ABSTRACT

The Mechanics’ Institutes were not only to be found in Britain but were also established overseas. By 1850, Hudson (1851) identified that several had also been founded in various parts of the world including Germany, where at Hamburg a mechanics’ institute had been opened in 1848 ‘for the instruction of labourers, by means of evening classes’. However, there was such a well-established education system for all that mechanics’ institutes were not found in such large numbers as in Britain. India had several, amongst them the Calcutta Mechanics’ Institute, which offered lectures in physical science, manufacturing, commerce and agriculture, and Bombay Mechanics’ Institute offered courses in science, manufacturing, printing and lithography, pottery and metallurgy.
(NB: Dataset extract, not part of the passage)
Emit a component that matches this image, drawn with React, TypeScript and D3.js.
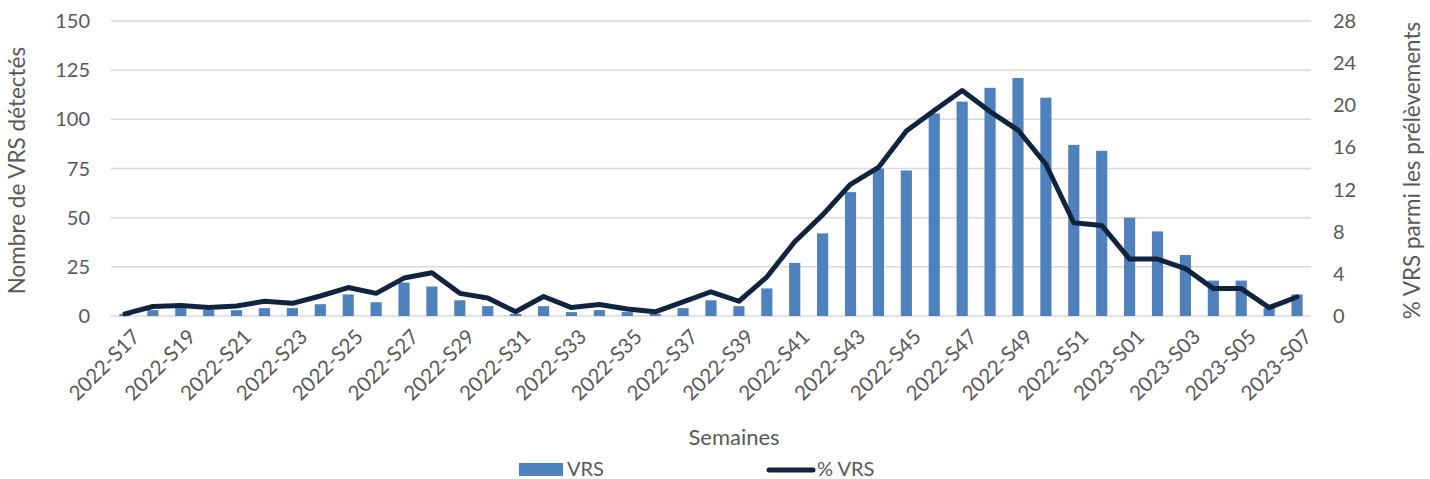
import * as d3 from "d3";

const weeks: string[] = [
  ...d3.range(17, 53).map((w) => `2022-S${String(w).padStart(2, "0")}`),
  ...d3.range(1, 8).map((w) => `2023-S${String(w).padStart(2, "0")}`),
];

// nombre de VRS détectés par semaine
const vrsCounts = [
  1, 3, 4, 3, 3, 4, 4, 6, 11, 7, 17, 15,
  8, 5, 1, 5, 2, 3, 2, 1, 4, 8, 5, 14,
  27, 42, 63, 75, 74, 103, 109, 116, 121, 111, 87, 84,
  50, 43, 31, 18, 18, 4, 11,
];

// % VRS parmi les prélèvements
const vrsPct = [
  0.2, 0.9, 1.0, 0.8, 0.95, 1.4, 1.2, 1.9, 2.7, 2.15, 3.6, 4.1,
  2.15, 1.7, 0.4, 1.85, 0.8, 1.1, 0.67, 0.4, 1.35, 2.3, 1.4, 3.7,
  7.05, 9.6, 12.5, 14.1, 17.55, 19.5, 21.4, 19.4, 17.65, 14.4, 8.85, 8.6,
  5.4, 5.4, 4.5, 2.6, 2.6, 0.8, 1.8,
];

const leftTicks = [0, 25, 50, 75, 100, 125, 150];
const rightTicks = [0, 4, 8, 12, 16, 20, 24, 28];

const W = 1430;
const H = 479;
const M = { left: 111, right: 1311, top: 21, bottom: 316 };
const FONT = "Lato, 'Open Sans', sans-serif";
const GREY = "#595959";
const BAR = "#4f81bd";
const LINE = "#10243f";

export default function App() {
  const x = d3.scalePoint<string>().domain(weeks).range([M.left, M.right]).padding(0.5);
  const yL = d3.scaleLinear().domain([0, 150]).range([M.bottom, M.top]);
  const yR = d3.scaleLinear().domain([0, 28]).range([M.bottom, M.top]);
  const barW = x.step() * 0.4;

  const line = d3
    .line<number>()
    .x((_, i) => x(weeks[i])!)
    .y((d) => yR(d));

  return (
    <div style={{ position: "fixed", left: 0, top: 0 }}>
      <svg width={W} height={H} style={{ display: "block", background: "#fff" }} fontFamily={FONT}>
        {leftTicks.map((t) => (
          <g key={t}>
            <line x1={M.left} x2={M.right} y1={yL(t)} y2={yL(t)} stroke="#d9d9d9" strokeWidth={1.5} />
            <text x={90} y={yL(t)} dy="0.35em" textAnchor="end" fontSize={20} fill={GREY}>
              {t}
            </text>
          </g>
        ))}
        {rightTicks.map((t) => (
          <text key={t} x={1333} y={yR(t)} dy="0.35em" fontSize={20} fill={GREY}>
            {t}
          </text>
        ))}

        {vrsCounts.map((v, i) => (
          <rect
            key={i}
            x={x(weeks[i])! - barW / 2}
            y={yL(v)}
            width={barW}
            height={yL(0) - yL(v)}
            fill={BAR}
          />
        ))}

        <path d={line(vrsPct) ?? ""} fill="none" stroke={LINE} strokeWidth={5} strokeLinejoin="round" strokeLinecap="round" />

        {weeks.map((w, i) =>
          i % 2 === 0 ? (
            <text
              key={w}
              transform={`translate(${x(w)! + 6},${M.bottom + 12}) rotate(-45)`}
              textAnchor="end"
              dy="0.7em"
              fontSize={20.5}
              fill={GREY}
            >
              {w}
            </text>
          ) : null
        )}

        <text transform={`translate(25,${(M.top + M.bottom) / 2 + 2}) rotate(-90)`} textAnchor="middle" fontSize={22.5} fill={GREY}>
          Nombre de VRS détectés
        </text>
        <text transform={`translate(1420,${(M.top + M.bottom) / 2 + 2}) rotate(-90)`} textAnchor="middle" fontSize={22.5} fill={GREY}>
          % VRS parmi les prélèvements
        </text>
        <text x={734} y={445} textAnchor="middle" fontSize={22} fill={GREY}>
          Semaines
        </text>

        <rect x={519} y={463} width={44} height={13} fill={BAR} />
        <text x={567} y={476} fontSize={20} fill={GREY}>
          VRS
        </text>
        <line x1={769} x2={813} y1={470} y2={470} stroke={LINE} strokeWidth={5} strokeLinecap="round" />
        <text x={817} y={476} fontSize={20} fill={GREY}>
          % VRS
        </text>
      </svg>
    </div>
  );
}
Mechanics’ institutes were also founded in Canada, holding exhibitions ‘of a practical nature’. They were established in Montreal, Quebec, Hamilton and Toronto, and by 1850 Niagara and Amherstburgh also had mechanics’ institutes (Hudson: 219). New Zealand had a mechanics’ institute at Port Nicholson, founded in 1842, with a reading room and library, which Whitelock (1974: 87) believes became ‘the forerunner of scores of mechanics’ and literary institutes in that colony’. In 1850 the Wellington Athenaeum and Mechanics’ Institute, which had a museum and library, was opened in the same country (Hudson: 221).